#### Objective:
Reproduce all the lines below exactly and omit the images.

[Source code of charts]
>> begin

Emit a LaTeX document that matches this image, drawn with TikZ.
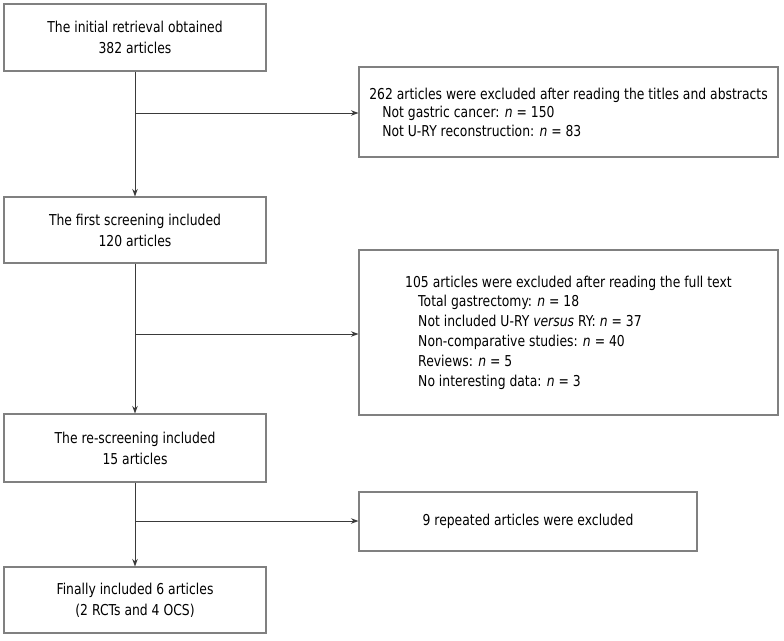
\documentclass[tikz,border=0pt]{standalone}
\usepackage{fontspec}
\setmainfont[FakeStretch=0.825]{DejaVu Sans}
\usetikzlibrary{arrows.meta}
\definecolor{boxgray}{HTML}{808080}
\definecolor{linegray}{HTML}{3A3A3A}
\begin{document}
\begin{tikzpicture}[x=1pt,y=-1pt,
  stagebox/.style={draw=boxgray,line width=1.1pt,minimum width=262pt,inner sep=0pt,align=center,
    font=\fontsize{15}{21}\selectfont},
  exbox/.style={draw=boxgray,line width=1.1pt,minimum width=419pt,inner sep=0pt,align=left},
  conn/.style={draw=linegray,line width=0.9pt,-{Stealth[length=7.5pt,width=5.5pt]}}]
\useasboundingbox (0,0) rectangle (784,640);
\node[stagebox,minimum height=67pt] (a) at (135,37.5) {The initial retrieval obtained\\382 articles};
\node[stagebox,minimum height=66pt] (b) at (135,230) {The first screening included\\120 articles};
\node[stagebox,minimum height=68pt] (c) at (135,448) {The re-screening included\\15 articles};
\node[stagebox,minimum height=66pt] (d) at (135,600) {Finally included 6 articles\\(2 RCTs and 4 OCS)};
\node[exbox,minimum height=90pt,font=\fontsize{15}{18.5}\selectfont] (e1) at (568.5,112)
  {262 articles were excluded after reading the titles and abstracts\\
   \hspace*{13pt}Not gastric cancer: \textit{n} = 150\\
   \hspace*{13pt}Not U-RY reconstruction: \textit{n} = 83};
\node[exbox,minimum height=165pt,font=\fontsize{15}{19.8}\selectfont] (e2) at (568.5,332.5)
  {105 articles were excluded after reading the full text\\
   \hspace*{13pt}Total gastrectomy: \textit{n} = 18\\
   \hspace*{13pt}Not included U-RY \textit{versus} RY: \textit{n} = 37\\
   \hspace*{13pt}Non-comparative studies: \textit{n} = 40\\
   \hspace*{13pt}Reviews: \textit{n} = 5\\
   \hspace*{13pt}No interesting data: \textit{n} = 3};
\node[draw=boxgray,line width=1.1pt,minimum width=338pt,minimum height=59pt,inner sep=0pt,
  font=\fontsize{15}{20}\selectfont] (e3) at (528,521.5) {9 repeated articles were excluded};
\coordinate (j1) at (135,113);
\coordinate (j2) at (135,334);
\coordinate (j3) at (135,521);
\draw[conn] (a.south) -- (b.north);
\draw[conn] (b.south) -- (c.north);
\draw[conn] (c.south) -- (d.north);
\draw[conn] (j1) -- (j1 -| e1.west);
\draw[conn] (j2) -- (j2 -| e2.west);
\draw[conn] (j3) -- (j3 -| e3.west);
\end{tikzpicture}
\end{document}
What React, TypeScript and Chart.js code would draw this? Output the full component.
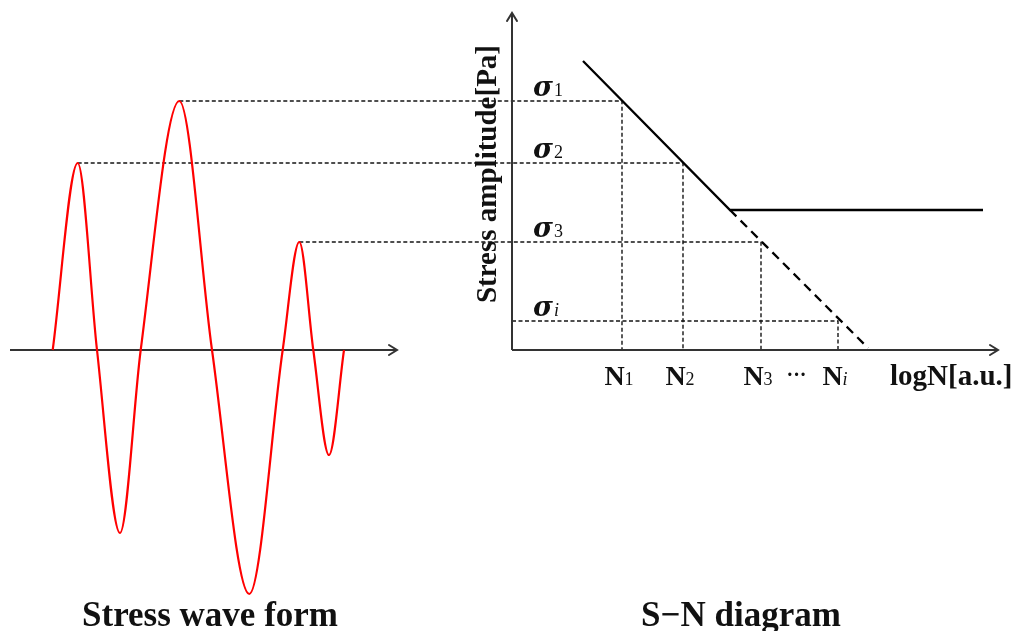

>> end

#### Finished exercise:
Emit a LaTeX document that matches this image, drawn with TikZ.
\documentclass[tikz,border=0pt]{standalone}
\usepackage{fontspec}
\setmainfont[FakeStretch=0.825]{DejaVu Sans}
\usetikzlibrary{arrows.meta}
\definecolor{boxgray}{HTML}{808080}
\definecolor{linegray}{HTML}{3A3A3A}
\begin{document}
\begin{tikzpicture}[x=1pt,y=-1pt,
  stagebox/.style={draw=boxgray,line width=1.1pt,minimum width=262pt,inner sep=0pt,align=center,
    font=\fontsize{15}{21}\selectfont},
  exbox/.style={draw=boxgray,line width=1.1pt,minimum width=419pt,inner sep=0pt,align=left},
  conn/.style={draw=linegray,line width=0.9pt,-{Stealth[length=7.5pt,width=5.5pt]}}]
\useasboundingbox (0,0) rectangle (784,640);
\node[stagebox,minimum height=67pt] (a) at (135,37.5) {The initial retrieval obtained\\382 articles};
\node[stagebox,minimum height=66pt] (b) at (135,230) {The first screening included\\120 articles};
\node[stagebox,minimum height=68pt] (c) at (135,448) {The re-screening included\\15 articles};
\node[stagebox,minimum height=66pt] (d) at (135,600) {Finally included 6 articles\\(2 RCTs and 4 OCS)};
\node[exbox,minimum height=90pt,font=\fontsize{15}{18.5}\selectfont] (e1) at (568.5,112)
  {262 articles were excluded after reading the titles and abstracts\\
   \hspace*{13pt}Not gastric cancer: \textit{n} = 150\\
   \hspace*{13pt}Not U-RY reconstruction: \textit{n} = 83};
\node[exbox,minimum height=165pt,font=\fontsize{15}{19.8}\selectfont] (e2) at (568.5,332.5)
  {105 articles were excluded after reading the full text\\
   \hspace*{13pt}Total gastrectomy: \textit{n} = 18\\
   \hspace*{13pt}Not included U-RY \textit{versus} RY: \textit{n} = 37\\
   \hspace*{13pt}Non-comparative studies: \textit{n} = 40\\
   \hspace*{13pt}Reviews: \textit{n} = 5\\
   \hspace*{13pt}No interesting data: \textit{n} = 3};
\node[draw=boxgray,line width=1.1pt,minimum width=338pt,minimum height=59pt,inner sep=0pt,
  font=\fontsize{15}{20}\selectfont] (e3) at (528,521.5) {9 repeated articles were excluded};
\coordinate (j1) at (135,113);
\coordinate (j2) at (135,334);
\coordinate (j3) at (135,521);
\draw[conn] (a.south) -- (b.north);
\draw[conn] (b.south) -- (c.north);
\draw[conn] (c.south) -- (d.north);
\draw[conn] (j1) -- (j1 -| e1.west);
\draw[conn] (j2) -- (j2 -| e2.west);
\draw[conn] (j3) -- (j3 -| e3.west);
\end{tikzpicture}
\end{document}
What React, TypeScript and Chart.js code would draw this? Output the full component.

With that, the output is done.